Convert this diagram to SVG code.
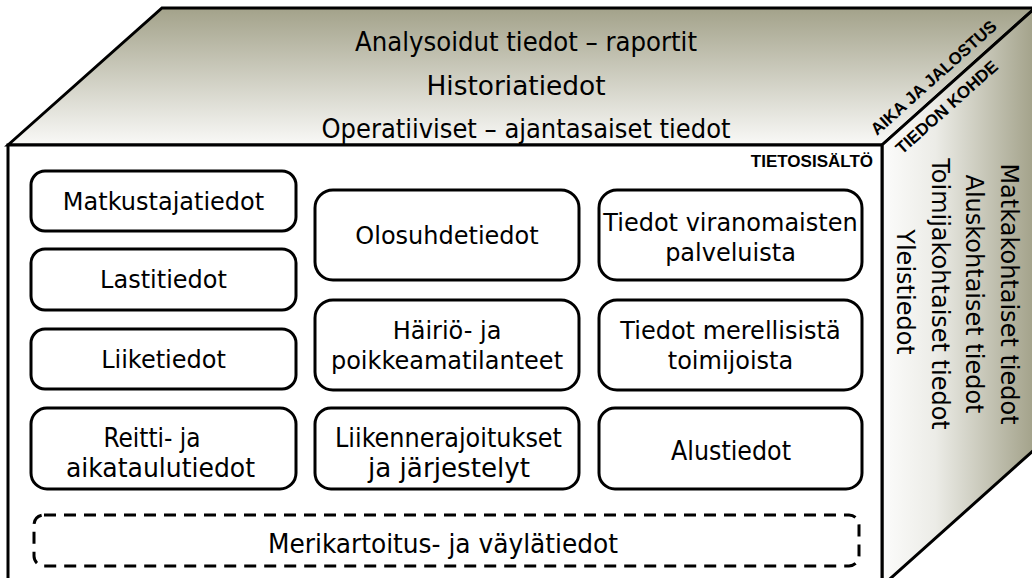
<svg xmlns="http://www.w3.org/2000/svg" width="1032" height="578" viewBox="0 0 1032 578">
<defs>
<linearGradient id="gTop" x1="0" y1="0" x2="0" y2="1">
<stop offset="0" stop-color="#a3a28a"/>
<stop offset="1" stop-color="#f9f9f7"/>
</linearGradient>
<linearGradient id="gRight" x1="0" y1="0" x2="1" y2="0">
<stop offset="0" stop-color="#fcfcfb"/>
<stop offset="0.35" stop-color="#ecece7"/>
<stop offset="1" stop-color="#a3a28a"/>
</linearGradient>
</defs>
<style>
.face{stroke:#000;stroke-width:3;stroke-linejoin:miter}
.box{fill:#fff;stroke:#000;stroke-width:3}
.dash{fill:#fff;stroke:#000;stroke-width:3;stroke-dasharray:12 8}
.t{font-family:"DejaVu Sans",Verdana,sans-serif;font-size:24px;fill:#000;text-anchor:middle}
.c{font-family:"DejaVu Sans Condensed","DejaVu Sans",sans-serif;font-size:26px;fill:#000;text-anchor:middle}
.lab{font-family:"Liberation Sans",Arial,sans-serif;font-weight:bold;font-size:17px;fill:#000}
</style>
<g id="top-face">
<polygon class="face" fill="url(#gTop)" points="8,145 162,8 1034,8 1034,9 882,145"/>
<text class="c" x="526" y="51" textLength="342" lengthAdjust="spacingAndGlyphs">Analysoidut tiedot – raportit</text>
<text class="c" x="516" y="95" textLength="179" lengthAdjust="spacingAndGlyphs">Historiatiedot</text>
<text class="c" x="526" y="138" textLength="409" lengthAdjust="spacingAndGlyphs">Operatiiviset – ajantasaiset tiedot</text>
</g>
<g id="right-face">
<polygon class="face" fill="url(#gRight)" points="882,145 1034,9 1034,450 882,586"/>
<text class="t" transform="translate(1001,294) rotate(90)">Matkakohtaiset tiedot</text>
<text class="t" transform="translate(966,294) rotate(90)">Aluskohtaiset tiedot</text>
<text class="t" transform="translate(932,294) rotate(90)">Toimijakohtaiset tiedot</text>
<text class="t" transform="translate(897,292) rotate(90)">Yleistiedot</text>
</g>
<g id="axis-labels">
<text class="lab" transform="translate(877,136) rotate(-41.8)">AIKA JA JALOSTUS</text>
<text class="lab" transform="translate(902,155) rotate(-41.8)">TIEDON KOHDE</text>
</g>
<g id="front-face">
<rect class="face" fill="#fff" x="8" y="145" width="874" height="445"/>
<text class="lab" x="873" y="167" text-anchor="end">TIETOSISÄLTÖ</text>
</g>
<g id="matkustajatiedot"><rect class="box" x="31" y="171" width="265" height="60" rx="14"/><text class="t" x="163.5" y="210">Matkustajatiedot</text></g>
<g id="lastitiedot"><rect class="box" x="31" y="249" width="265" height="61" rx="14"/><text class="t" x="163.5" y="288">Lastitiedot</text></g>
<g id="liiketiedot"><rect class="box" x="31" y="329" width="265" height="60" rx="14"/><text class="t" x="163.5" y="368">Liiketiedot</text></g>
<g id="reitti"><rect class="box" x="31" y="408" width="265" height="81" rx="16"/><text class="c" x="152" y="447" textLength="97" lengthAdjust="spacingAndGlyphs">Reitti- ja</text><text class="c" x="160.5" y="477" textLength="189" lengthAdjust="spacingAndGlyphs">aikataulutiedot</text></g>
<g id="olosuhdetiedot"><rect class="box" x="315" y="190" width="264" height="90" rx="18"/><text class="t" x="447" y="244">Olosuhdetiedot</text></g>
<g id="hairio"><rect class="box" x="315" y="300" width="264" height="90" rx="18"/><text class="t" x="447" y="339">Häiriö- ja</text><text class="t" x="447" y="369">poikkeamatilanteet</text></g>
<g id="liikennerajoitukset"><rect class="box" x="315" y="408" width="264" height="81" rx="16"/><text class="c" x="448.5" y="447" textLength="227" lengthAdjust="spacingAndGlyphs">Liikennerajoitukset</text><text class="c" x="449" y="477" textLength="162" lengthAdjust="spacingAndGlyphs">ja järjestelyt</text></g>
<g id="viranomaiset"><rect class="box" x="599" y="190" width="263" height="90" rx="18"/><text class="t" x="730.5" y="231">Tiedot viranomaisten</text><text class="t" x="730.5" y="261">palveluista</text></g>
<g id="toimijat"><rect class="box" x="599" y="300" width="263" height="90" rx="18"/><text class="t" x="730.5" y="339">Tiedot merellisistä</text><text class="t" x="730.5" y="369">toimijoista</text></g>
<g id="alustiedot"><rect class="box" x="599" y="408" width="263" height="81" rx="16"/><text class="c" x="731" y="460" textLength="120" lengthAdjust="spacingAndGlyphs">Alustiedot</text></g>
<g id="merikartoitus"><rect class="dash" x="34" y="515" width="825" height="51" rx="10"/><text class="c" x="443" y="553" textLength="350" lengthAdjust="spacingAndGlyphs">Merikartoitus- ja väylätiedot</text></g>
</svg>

--

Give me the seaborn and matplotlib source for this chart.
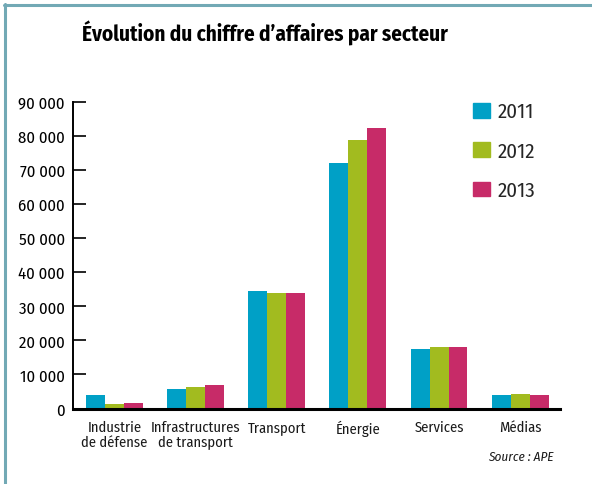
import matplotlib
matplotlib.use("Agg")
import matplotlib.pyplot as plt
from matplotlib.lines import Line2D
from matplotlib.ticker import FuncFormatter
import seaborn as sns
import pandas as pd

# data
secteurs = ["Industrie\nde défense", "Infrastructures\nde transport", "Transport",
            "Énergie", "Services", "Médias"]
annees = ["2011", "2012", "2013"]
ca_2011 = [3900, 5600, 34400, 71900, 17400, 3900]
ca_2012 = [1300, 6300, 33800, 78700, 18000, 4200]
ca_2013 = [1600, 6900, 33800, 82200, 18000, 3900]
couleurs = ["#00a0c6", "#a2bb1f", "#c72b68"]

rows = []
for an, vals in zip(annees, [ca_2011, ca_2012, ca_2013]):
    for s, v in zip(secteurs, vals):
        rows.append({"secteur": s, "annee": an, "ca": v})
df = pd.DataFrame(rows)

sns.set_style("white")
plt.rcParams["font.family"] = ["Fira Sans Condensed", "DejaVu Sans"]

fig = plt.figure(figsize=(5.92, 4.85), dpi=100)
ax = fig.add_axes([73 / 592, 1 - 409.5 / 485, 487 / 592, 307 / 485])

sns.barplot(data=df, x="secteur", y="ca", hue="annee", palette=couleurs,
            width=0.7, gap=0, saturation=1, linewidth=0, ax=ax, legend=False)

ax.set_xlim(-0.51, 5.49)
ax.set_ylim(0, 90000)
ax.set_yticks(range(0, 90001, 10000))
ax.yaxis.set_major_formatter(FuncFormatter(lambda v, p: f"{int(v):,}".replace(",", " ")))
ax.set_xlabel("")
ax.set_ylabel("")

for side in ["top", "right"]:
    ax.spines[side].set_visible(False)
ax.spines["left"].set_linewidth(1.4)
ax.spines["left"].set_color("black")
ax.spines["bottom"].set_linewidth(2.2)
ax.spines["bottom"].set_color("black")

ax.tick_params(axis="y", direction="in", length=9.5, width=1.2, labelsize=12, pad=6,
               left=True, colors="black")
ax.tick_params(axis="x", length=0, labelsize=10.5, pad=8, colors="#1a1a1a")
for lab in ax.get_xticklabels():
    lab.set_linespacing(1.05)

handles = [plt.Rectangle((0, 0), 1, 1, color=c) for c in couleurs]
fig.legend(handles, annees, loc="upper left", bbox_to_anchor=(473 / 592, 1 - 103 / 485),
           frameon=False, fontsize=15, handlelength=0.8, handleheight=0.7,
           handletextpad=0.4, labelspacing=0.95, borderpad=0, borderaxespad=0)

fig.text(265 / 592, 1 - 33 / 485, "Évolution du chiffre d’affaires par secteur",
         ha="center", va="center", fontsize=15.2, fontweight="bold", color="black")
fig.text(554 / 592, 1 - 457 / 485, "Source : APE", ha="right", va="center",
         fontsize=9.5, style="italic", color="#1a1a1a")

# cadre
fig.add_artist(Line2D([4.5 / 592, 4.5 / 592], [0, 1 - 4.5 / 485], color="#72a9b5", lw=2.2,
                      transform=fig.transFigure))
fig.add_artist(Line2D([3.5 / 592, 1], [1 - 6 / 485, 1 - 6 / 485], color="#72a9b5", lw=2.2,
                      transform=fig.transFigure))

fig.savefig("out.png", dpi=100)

==

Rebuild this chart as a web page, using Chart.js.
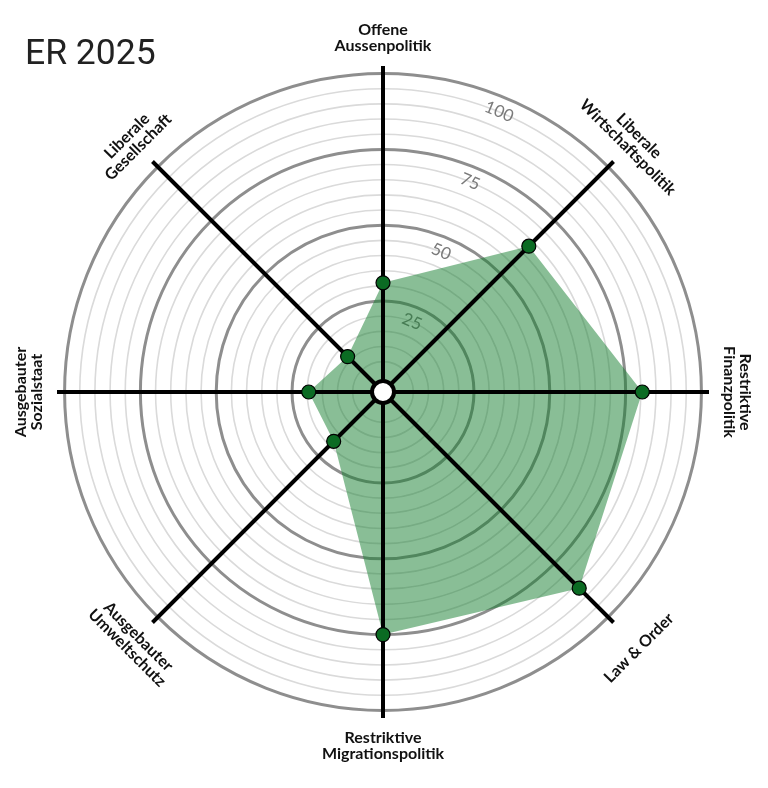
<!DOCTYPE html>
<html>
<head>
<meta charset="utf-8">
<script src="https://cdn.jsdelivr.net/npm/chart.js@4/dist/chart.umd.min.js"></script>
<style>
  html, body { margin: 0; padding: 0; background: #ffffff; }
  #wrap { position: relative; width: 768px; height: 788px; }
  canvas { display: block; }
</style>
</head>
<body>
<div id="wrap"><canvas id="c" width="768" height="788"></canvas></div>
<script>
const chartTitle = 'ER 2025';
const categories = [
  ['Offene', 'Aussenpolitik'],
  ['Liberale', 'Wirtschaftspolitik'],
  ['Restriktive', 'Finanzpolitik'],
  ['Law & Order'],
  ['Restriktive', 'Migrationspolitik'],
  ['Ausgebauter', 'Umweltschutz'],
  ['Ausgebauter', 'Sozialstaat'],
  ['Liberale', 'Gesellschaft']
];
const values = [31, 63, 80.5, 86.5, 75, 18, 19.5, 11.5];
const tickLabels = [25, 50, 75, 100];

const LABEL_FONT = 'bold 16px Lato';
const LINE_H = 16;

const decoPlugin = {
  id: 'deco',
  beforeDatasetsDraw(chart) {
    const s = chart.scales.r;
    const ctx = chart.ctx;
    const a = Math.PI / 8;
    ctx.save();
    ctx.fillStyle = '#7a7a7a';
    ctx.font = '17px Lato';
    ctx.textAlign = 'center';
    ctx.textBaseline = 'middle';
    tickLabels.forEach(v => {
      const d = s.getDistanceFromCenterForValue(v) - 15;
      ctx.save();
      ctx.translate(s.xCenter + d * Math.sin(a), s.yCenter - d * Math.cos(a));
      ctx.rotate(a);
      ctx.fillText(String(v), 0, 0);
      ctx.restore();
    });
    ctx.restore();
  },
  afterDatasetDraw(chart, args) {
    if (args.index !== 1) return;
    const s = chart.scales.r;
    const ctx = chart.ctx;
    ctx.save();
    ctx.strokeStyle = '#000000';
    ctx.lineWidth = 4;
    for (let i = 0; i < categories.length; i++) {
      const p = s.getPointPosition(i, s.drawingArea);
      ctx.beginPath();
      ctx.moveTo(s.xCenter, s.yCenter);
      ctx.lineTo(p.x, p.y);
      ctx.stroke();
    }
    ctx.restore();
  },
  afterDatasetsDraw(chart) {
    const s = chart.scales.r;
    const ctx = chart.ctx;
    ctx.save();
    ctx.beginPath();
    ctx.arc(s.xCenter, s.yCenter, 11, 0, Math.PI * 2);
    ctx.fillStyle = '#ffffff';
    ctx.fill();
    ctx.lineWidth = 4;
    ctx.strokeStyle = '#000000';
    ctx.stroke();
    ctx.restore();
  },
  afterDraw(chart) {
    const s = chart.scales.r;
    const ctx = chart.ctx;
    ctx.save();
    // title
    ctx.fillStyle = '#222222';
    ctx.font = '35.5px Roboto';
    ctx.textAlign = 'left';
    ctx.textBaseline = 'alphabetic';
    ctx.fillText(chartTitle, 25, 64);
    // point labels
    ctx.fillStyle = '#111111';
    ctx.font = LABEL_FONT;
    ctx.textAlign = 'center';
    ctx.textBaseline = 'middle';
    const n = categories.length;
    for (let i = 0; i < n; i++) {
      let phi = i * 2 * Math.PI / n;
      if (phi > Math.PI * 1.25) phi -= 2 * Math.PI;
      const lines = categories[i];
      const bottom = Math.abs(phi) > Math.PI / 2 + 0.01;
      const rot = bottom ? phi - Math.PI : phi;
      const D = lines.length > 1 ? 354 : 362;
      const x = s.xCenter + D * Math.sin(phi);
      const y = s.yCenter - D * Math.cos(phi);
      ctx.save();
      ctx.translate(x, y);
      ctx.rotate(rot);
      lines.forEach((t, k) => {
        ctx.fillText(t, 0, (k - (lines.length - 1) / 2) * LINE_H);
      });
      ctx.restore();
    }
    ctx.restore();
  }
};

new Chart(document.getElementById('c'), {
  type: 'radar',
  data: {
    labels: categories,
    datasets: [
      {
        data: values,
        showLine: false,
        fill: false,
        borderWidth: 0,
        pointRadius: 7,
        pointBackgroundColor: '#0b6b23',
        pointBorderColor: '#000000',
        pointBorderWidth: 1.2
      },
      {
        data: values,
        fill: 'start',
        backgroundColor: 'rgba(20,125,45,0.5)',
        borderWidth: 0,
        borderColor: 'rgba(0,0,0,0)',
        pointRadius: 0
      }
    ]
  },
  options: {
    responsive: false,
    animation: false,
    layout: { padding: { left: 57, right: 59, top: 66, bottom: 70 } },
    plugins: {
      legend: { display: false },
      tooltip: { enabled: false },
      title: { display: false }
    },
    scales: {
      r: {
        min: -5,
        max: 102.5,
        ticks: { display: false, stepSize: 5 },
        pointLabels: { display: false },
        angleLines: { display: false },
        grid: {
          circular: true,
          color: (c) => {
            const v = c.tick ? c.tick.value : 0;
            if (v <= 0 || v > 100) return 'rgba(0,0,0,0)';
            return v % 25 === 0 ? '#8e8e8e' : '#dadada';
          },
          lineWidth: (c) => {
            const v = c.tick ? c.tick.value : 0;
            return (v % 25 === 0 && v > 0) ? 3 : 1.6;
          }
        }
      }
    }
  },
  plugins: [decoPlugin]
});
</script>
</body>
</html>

§ Instruction
Among the entries above, locate the line with "Give me the" and the line with "linewidth=0, ax=ax, legend=False)". Give those two lines and all lines between them again, exactly, leaving out the pictures.

§ Output for this task
Give me the seaborn and matplotlib source for this chart.
import matplotlib
matplotlib.use("Agg")
import matplotlib.pyplot as plt
from matplotlib.lines import Line2D
from matplotlib.ticker import FuncFormatter
import seaborn as sns
import pandas as pd

# data
secteurs = ["Industrie\nde défense", "Infrastructures\nde transport", "Transport",
            "Énergie", "Services", "Médias"]
annees = ["2011", "2012", "2013"]
ca_2011 = [3900, 5600, 34400, 71900, 17400, 3900]
ca_2012 = [1300, 6300, 33800, 78700, 18000, 4200]
ca_2013 = [1600, 6900, 33800, 82200, 18000, 3900]
couleurs = ["#00a0c6", "#a2bb1f", "#c72b68"]

rows = []
for an, vals in zip(annees, [ca_2011, ca_2012, ca_2013]):
    for s, v in zip(secteurs, vals):
        rows.append({"secteur": s, "annee": an, "ca": v})
df = pd.DataFrame(rows)

sns.set_style("white")
plt.rcParams["font.family"] = ["Fira Sans Condensed", "DejaVu Sans"]

fig = plt.figure(figsize=(5.92, 4.85), dpi=100)
ax = fig.add_axes([73 / 592, 1 - 409.5 / 485, 487 / 592, 307 / 485])

sns.barplot(data=df, x="secteur", y="ca", hue="annee", palette=couleurs,
            width=0.7, gap=0, saturation=1, linewidth=0, ax=ax, legend=False)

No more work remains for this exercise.